Note: Read our blog articles titled Windows 8.1 and Windows 8 is built for Business Part 1-3.

Key Issues with Windows XP Migration
Regardless of whether you choose Windows 7 or 8, there are a few common issues you may run into during the migration:

  • Clean install: It’s not possible to “upgrade” (i.e., keep existing files and settings) from Windows XP to Windows 7 or 8. You can only do a “clean install,” which will remove all existing data on the primary hard drive. Note that Windows XP end-users with SP3 can still upgrade to Windows 8 but can only keep their personal files.
  • Hardware requirements: Both Windows 7 and 8 demand more hardware resources than XP. For example, Windows XP requires 64MB of RAM; Windows 7 demands at least 1GB of RAM.
  • Software incompatibility: Windows XP could easily run 16-bit Windows applications or MS-DOS programs (which can still be found in many companies). Windows 7 and 8, however, do not offer native support for these applications. Instead, they utilize a virtual machine running Windows XP (called Windows XP Mode), which can affect application performance.
  • IE6 support: There is no official support for IE6 in either Windows 7 or 8. This means you’ll have to update your IE6-dependent applications to work on IE7 and up.

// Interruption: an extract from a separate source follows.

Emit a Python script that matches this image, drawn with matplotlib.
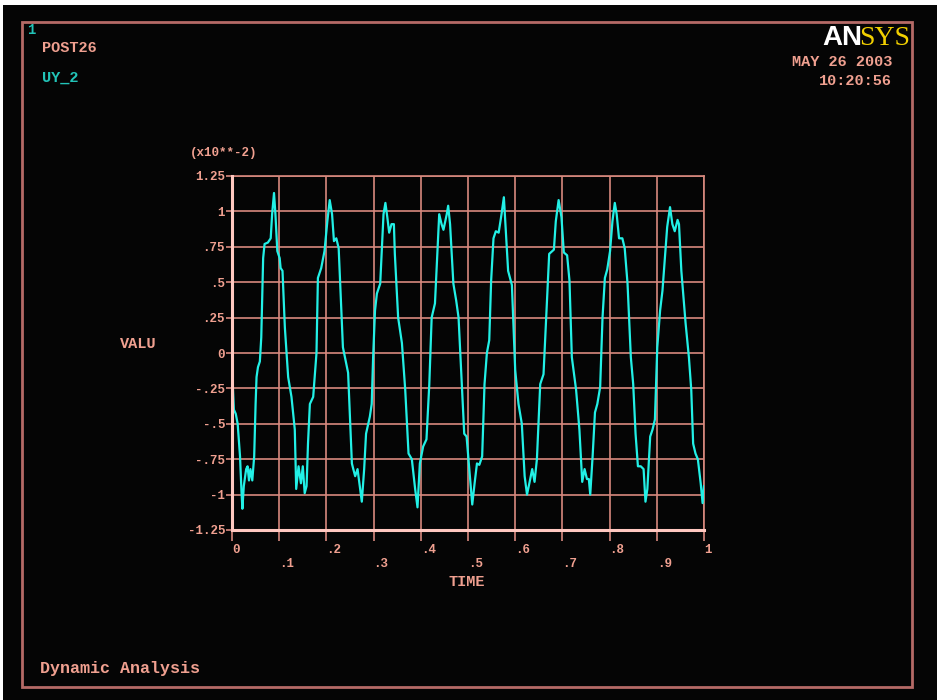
import matplotlib
matplotlib.use('Agg')
import matplotlib.pyplot as plt
from matplotlib.patches import Rectangle

# UY_2 displacement (x10**-2)
time = [0.000, 0.002, 0.004, 0.008, 0.012, 0.017, 0.020, 0.022, 0.025, 0.030,
        0.033, 0.036, 0.039, 0.043, 0.047, 0.050, 0.052, 0.055, 0.059, 0.062,
        0.066, 0.069, 0.076, 0.082, 0.085, 0.089, 0.092, 0.096, 0.101, 0.103,
        0.107, 0.112, 0.119, 0.126, 0.133, 0.136, 0.141, 0.146, 0.150, 0.154,
        0.158, 0.161, 0.165, 0.172, 0.179, 0.182, 0.189, 0.196, 0.202, 0.207,
        0.212, 0.216, 0.221, 0.226, 0.235, 0.246, 0.254, 0.257, 0.261, 0.266,
        0.270, 0.275, 0.280, 0.284, 0.292, 0.296, 0.299, 0.303, 0.307, 0.314,
        0.317, 0.321, 0.325, 0.329, 0.333, 0.338, 0.343, 0.345, 0.352, 0.360,
        0.367, 0.374, 0.381, 0.388, 0.393, 0.398, 0.405, 0.412, 0.418, 0.423,
        0.430, 0.435, 0.439, 0.444, 0.448, 0.455, 0.458, 0.462, 0.469, 0.475,
        0.480, 0.487, 0.492, 0.497, 0.504, 0.509, 0.514, 0.519, 0.524, 0.530,
        0.535, 0.540, 0.545, 0.549, 0.554, 0.559, 0.565, 0.571, 0.576, 0.579,
        0.585, 0.593, 0.600, 0.607, 0.614, 0.620, 0.625, 0.630, 0.636, 0.641,
        0.646, 0.653, 0.660, 0.665, 0.672, 0.682, 0.686, 0.692, 0.698, 0.703,
        0.710, 0.715, 0.720, 0.729, 0.736, 0.742, 0.747, 0.752, 0.756, 0.759,
        0.764, 0.769, 0.774, 0.780, 0.785, 0.790, 0.795, 0.801, 0.806, 0.811,
        0.815, 0.820, 0.827, 0.832, 0.838, 0.845, 0.850, 0.855, 0.860, 0.866,
        0.872, 0.876, 0.880, 0.886, 0.891, 0.896, 0.901, 0.907, 0.912, 0.917,
        0.922, 0.928, 0.933, 0.938, 0.944, 0.947, 0.952, 0.961, 0.968, 0.973,
        0.977, 0.982, 0.987, 0.993, 0.997, 1.000]
uy_2 = [0.00, -0.25, -0.40, -0.43, -0.50, -0.73, -0.97, -1.10, -0.94, -0.82,
        -0.80, -0.90, -0.82, -0.90, -0.73, -0.36, -0.17, -0.10, -0.06, 0.11,
        0.67, 0.77, 0.78, 0.81, 0.98, 1.13, 0.98, 0.72, 0.67, 0.60,
        0.58, 0.18, -0.17, -0.31, -0.54, -0.96, -0.80, -0.92, -0.80, -0.99,
        -0.94, -0.64, -0.36, -0.31, 0.00, 0.53, 0.60, 0.72, 0.93, 1.08,
        0.98, 0.79, 0.81, 0.74, 0.04, -0.14, -0.78, -0.82, -0.87, -0.82,
        -0.92, -1.05, -0.82, -0.57, -0.45, -0.36, -0.03, 0.30, 0.42, 0.49,
        0.70, 0.98, 1.06, 0.96, 0.85, 0.91, 0.91, 0.70, 0.25, 0.07,
        -0.26, -0.71, -0.75, -0.96, -1.09, -0.78, -0.66, -0.61, -0.22, 0.25,
        0.35, 0.70, 0.98, 0.91, 0.87, 0.98, 1.04, 0.91, 0.49, 0.37,
        0.25, -0.22, -0.57, -0.59, -0.87, -1.07, -0.92, -0.78, -0.79, -0.73,
        -0.22, 0.00, 0.09, 0.51, 0.81, 0.86, 0.85, 0.98, 1.10, 0.93,
        0.58, 0.48, -0.12, -0.36, -0.50, -0.87, -1.00, -0.92, -0.82, -0.91,
        -0.75, -0.22, -0.15, 0.21, 0.70, 0.73, 0.93, 1.08, 0.96, 0.71,
        0.69, 0.51, -0.03, -0.26, -0.54, -0.91, -0.82, -0.89, -0.89, -1.00,
        -0.73, -0.42, -0.36, -0.24, 0.25, 0.53, 0.59, 0.72, 0.93, 1.06,
        0.98, 0.81, 0.81, 0.74, 0.49, -0.03, -0.22, -0.57, -0.80, -0.80,
        -0.82, -1.05, -0.96, -0.59, -0.54, -0.47, 0.04, 0.30, 0.44, 0.67,
        0.89, 1.03, 0.91, 0.86, 0.94, 0.91, 0.58, 0.21, -0.03, -0.26,
        -0.64, -0.71, -0.75, -0.92, -1.06, -0.94]

x_ticks = [0.0, 0.1, 0.2, 0.3, 0.4, 0.5, 0.6, 0.7, 0.8, 0.9, 1.0]
x_labels = ['0', '.1', '.2', '.3', '.4', '.5', '.6', '.7', '.8', '.9', '1']
y_ticks = [-1.25, -1.0, -0.75, -0.5, -0.25, 0.0, 0.25, 0.5, 0.75, 1.0, 1.25]
y_labels = ['-1.25', '-1', '-.75', '-.5', '-.25', '0', '.25', '.5', '.75', '1', '1.25']

W, H = 943, 700
bg = '#050505'
salmon = '#f0a090'
teal = '#22c4b8'
gridc = '#d8897e'
mono = 'Liberation Mono'


def fp(x, y):
    # pixel (from top-left) -> figure fraction
    return x / W, 1 - y / H


fig = plt.figure(figsize=(W / 100, H / 100), dpi=100, facecolor='white')
fig.patches.append(Rectangle((3 / W, 0), 934 / W, 695 / H, transform=fig.transFigure,
                             facecolor=bg, edgecolor='none', zorder=-2))
fig.patches.append(Rectangle(fp(22, 687), 890 / W, 665 / H, transform=fig.transFigure,
                             fill=False, edgecolor='#b56a66', lw=2, zorder=-1))

ax = fig.add_axes([232 / W, 1 - 530 / H, 472 / W, 354 / H])
ax.set_facecolor(bg)
ax.plot(time, uy_2, color='#22f0e6', lw=1.6, zorder=3)
ax.set_xlim(0, 1)
ax.set_ylim(-1.25, 1.25)

ax.set_xticks(x_ticks)
ax.set_xticklabels([l if i % 2 == 0 else '\n' + l for i, l in enumerate(x_labels)],
                   ha='left', linespacing=1.25)
ax.set_yticks(y_ticks)
ax.set_yticklabels(y_labels)
for lab in ax.get_xticklabels() + ax.get_yticklabels():
    lab.set_fontfamily(mono)
    lab.set_fontweight('bold')
    lab.set_fontsize(9)
    lab.set_color(salmon)

ax.grid(True, color=gridc, lw=1.2)
ax.tick_params(axis='x', direction='out', length=8, width=1.2, color=gridc, pad=2)
ax.tick_params(axis='y', direction='out', length=4, width=1.2, color=gridc, pad=1)
for side in ['left', 'bottom']:
    ax.spines[side].set_color('#ffc8c0')
    ax.spines[side].set_linewidth(2.2)
    ax.spines[side].set_zorder(4)
for side in ['top', 'right']:
    ax.spines[side].set_color(gridc)
    ax.spines[side].set_linewidth(1.2)

txt = dict(family=mono, weight='bold', color=salmon)
fig.text(*fp(27, 30), '1', fontsize=10, va='center', ha='left', family=mono,
         weight='bold', color=teal)
fig.text(*fp(42, 48), 'POST26', fontsize=11, va='center', ha='left', **txt)
fig.text(*fp(42, 78), 'UY_2', fontsize=11, va='center', ha='left', family=mono,
         weight='bold', color=teal)
fig.text(*fp(892, 62), 'MAY 26 2003', fontsize=11, va='center', ha='right', **txt)
fig.text(*fp(892, 81), '10:20:56', fontsize=11, va='center', ha='right', **txt)
fig.text(*fp(862, 45), 'AN', fontsize=20, va='baseline', ha='right',
         family='Liberation Sans', weight='bold', color='white')
fig.text(*fp(910, 45), 'SYS', fontsize=20, va='baseline', ha='right',
         family='Liberation Serif', color='#f2d000')
fig.text(*fp(190, 153), '(x10**-2)', fontsize=9, va='center', ha='left', **txt)
fig.text(*fp(120, 344), 'VALU', fontsize=11, va='center', ha='left', **txt)
fig.text(*fp(467, 582), 'TIME', fontsize=11, va='center', ha='center', **txt)
fig.text(*fp(40, 669), 'Dynamic Analysis', fontsize=12, va='center', ha='left', **txt)

fig.savefig('out.png', dpi=100, facecolor=fig.get_facecolor())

Tips for Effective Windows XP Migration
Follow these tips for a smoother Windows XP migration experience:

  • Perform a hardware and software audit to identify potential incompatibilities. Microsoft offers an Application Compatibility Toolkit to streamline this process. You can also download the Microsoft Upgrade Assistant to test your hardware when undergoing a Windows XP migration to Windows 8.
  • Carefully consider the Windows 7 and Windows 8 upgrade paths and identify any potential issues.
  • Automate the Windows XP migration by using tools such as Microsoft Deployment Toolkit. This can help administrators bundle updates, drivers and settings in a single image for faster deployment.
  • Reduce application dependencies by simplifying the desktop environment. If possible, consider deploying virtual desktop environments across the organization. This might be more expensive initially but will result in higher savings over time by facilitating future migrations.
  • Last, but not least, create training plans and schedule training sessions to familiarize users with the new Windows 7/8 UI and features.

With no official support in two and a half months, Windows XP migration is a necessary path for your business. The only way to ease the burden is to take advantage of robust Windows XP migration plans and automation tools across the organization.